The film is based on Ernest Cline’s eponymous 2010 novel, one of the first to draw inspiration and subject matter from the phenomenon of MMORPGs—multiplayer online video games in which millions of players create vivid avatars and virtual identities, and around which an impressive virtual economy has already emerged. The plot, meanwhile, is set in the relatively distant future—2045—when the world has become a polluted, overpopulated, and increasingly inhospitable place, making it understandable that most of its inhabitants have turned to Oasis, a virtual reality game where they can do almost anything they desire and become what they can only dream of in the real world. One such player is the narrator and protagonist, Wade Watts, alias Parzival (Tye Sheridan), a teenager from Columbus, Ohio. Like many players, Wade becomes obsessed with the grand hunt initiated by Oasis’s creator, James Halliday (Mark Rylance), shortly before his death. The goal is to find the so-called Easter eggs—keys that will grant the winner not only unimaginable material wealth in the real world but also control over Oasis. Wade is aided in his quest by a group of colourful virtual friends, though he becomes far more captivated by a player named Art3mis (Olivia Cooke), whose avatar he falls for. Complicating matters, the quest is infiltrated by the corporation IOI, whose director, Nolan Sorrento (Ben Mendelsohn), dreams of seizing control of Oasis to dominate the world, stopping at nothing to achieve this in both the online and real worlds.

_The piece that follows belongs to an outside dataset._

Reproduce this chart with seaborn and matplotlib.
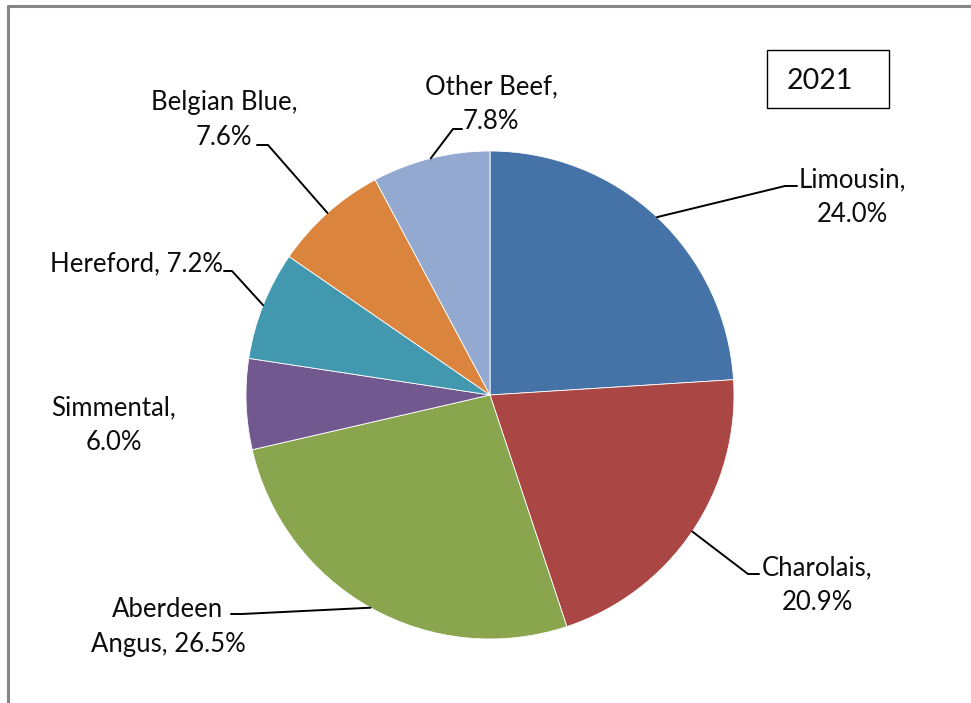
import numpy as np
import matplotlib
matplotlib.use("Agg")
import matplotlib.pyplot as plt
import seaborn as sns
from matplotlib.patches import Rectangle
from matplotlib.lines import Line2D

# Data
breeds = ["Limousin", "Charolais", "Aberdeen Angus", "Simmental", "Hereford", "Belgian Blue", "Other Beef"]
shares = [24.0, 20.9, 26.5, 6.0, 7.2, 7.6, 7.8]
label_names = ["Limousin", "Charolais", "Aberdeen\nAngus", "Simmental", "Hereford", "Belgian Blue", "Other Beef"]
label_seps = [",\n", ",\n", ", ", ",\n", ", ", ",\n", ",\n"]
year = "2021"

colors = ["#4572A7", "#AA4643", "#89A54E", "#71588F", "#4198AF", "#DB843D", "#93A9CF"]

sns.set_theme(style="white")
plt.rcParams['font.family'] = ['Lato', 'DejaVu Sans']

W, H = 971, 703
fig = plt.figure(figsize=(W / 100, H / 100), dpi=100, facecolor="white")

# pie centre (490, 395) px, radius 244 px
cx, cy, r = 490, 395, 244
ax = fig.add_axes([(cx - r) / W, (H - cy - r) / H, 2 * r / W, 2 * r / H])
wedges, _ = ax.pie(shares, colors=sns.color_palette(colors), startangle=90, counterclock=False,
                   wedgeprops=dict(edgecolor="white", linewidth=0.6))
ax.set_xlim(-1, 1)
ax.set_ylim(-1, 1)
ax.set_aspect("equal")
ax.axis("off")


def px(x, y):
    # pixel position (top-left origin) -> data coords
    return ax.transData.inverted().transform((x, H - y))


# label layout: text centre, leader elbow, leader end (pixels)
text_pos = [(852, 197), (817, 585), (168, 627), (114, 425), (136, 264), (224, 120), (491, 104)]
leaders = [((785, 186), (797, 186)),
           ((748, 574), (759, 574)),
           ((242, 614), (231, 614)),
           None,
           ((232, 271), (224, 271)),
           ((268, 145), (257, 145)),
           ((453, 129), (462, 129))]

for w, name, sep, val, tp, ld in zip(wedges, label_names, label_seps, shares, text_pos, leaders):
    tx, ty = px(*tp)
    ax.text(tx, ty, f"{name}{sep}{val:.1f}%", ha="center", va="center", fontsize=18.5,
            linespacing=1.5, color="#0d0d0d", clip_on=False)
    if ld is None:
        continue
    ang = np.deg2rad((w.theta1 + w.theta2) / 2)
    rx, ry = w.r * np.cos(ang), w.r * np.sin(ang)
    (ex, ey), (fx, fy) = px(*ld[0]), px(*ld[1])
    ax.plot([rx, ex, fx], [ry, ey, fy], color="black", lw=1.4, clip_on=False,
            solid_joinstyle="miter")

# year box
fig.patches.append(Rectangle((767 / W, (H - 108) / H), 122 / W, 58 / H, transform=fig.transFigure,
                             facecolor="white", edgecolor="black", lw=1.0))
fig.text(820 / W, (H - 81) / H, year, ha="center", va="center", fontsize=20.5, color="#0d0d0d")

# chart area border (left and top only visible)
fig.add_artist(Line2D([8 / W, 8 / W], [0, (H - 6) / H], color="#868686", lw=2.2))
fig.add_artist(Line2D([8 / W, 1], [(H - 6) / H, (H - 6) / H], color="#868686", lw=2.2))

fig.savefig("out.png", dpi=100, facecolor="white")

The extent to which Spielberg and the film industry have evolved over the past few decades is best illustrated by the fact that during filming, Spielberg scarcely needed to set foot on set. Scenes shot in the traditional manner—with live actors, physical sets, and conventional cameras—last approximately 11 minutes, while everything else was recreated using CGI and animation at Industrial Light and Magic studios. By comparison, Jurassic Park, which left audiences awestruck a quarter of a century earlier with its revolutionary special effects, featured only eight minutes of CGI. Considering Spielberg had already mastered CGI-driven filmmaking with the animated Adventures of Tintin several years prior, it is entirely understandable that Ready Player One emerges as one of the most visually impressive Hollywood films in recent times. However, the numerous scenes reconstructing the fantastical virtual worlds inhabited by the protagonists will hold even greater appeal for viewers well-versed in popular culture, particularly that of the 1980s, as the film teems with pop-culture references (explicitly acknowledged by characters as integral to the plot), encompassing films, TV series, pop music, and, of course, video games. Perhaps the most impressive of these scenes is Spielberg’s homage to his friend and colleague Stanley Kubrick, using CGI technology to guide the protagonists almost literally through Kubrick’s iconic horror film The Shining. Cynics, on the other hand, might argue that Ready Player One is at least partially autobiographical—that Spielberg attempts to present his own self-image to the audience through certain characters. This applies both to the character of Halliday, portrayed by the unrecognisable yet brilliant British actor Mark Rylance (drawing inspiration from Steve Jobs), and to Wade, played by the far more pallid Tye Sheridan, likely cast due to his relative physical resemblance to a young Spielberg. The rest of the cast is largely up to standard, though some of the finest talents, such as Simon Pegg, are relegated to near-forgotten cameos. Mendelsohn, meanwhile, excels as Sorrento, delivering one of the most striking yet oddly plausible villain portrayals in contemporary Hollywood cinema.
Despite the exceptional talents both in front of and behind the camera, Ready Player One falls far short not only of perfection but also of Spielberg’s highest standards. Despite efforts to diversify characters in today’s ‘politically correct’ context—such as casting Black lesbian actress Lena Waithe as Wade’s virtual friend Aech—the usual moral guardians have identified what they deem unacceptable sexism by today’s standards of champagne socialist sensibility, complaining that the protagonist’s heroic quest is motivated by heterosexual impulses toward a female character, thereby reducing Art3mis, despite being portrayed as a ‘strong, kick-ass female heroine’, to a mere ‘trophy’. However, Ready Player One suffers more profoundly from another form of disconnect with modern generations and their perspectives. This primarily stems from its foundation in 1980s nostalgia, meaning the film will be most appreciated and enjoyed by the fathers and grandfathers of its target audience. Even more problematic is the unanswered question of whether the 2045 world is a utopia or dystopia—that is, the ambiguous stance on whether a virtual world controlled by capitalist oligarchs, even those as likable as the geeky Halliday and his young heirs, represents part of the solution or part of the problem in the future world. Ready Player One, of course, attempts to depict the future optimistically, much as Spielberg’s Hollywood did with the present during the Obama era, giving the world a thumbs-up. Yet this may reflect less Spielberg’s faith in a better future than, at least within the context of this film, an unjustifiably rose-tinted nostalgia for a better past.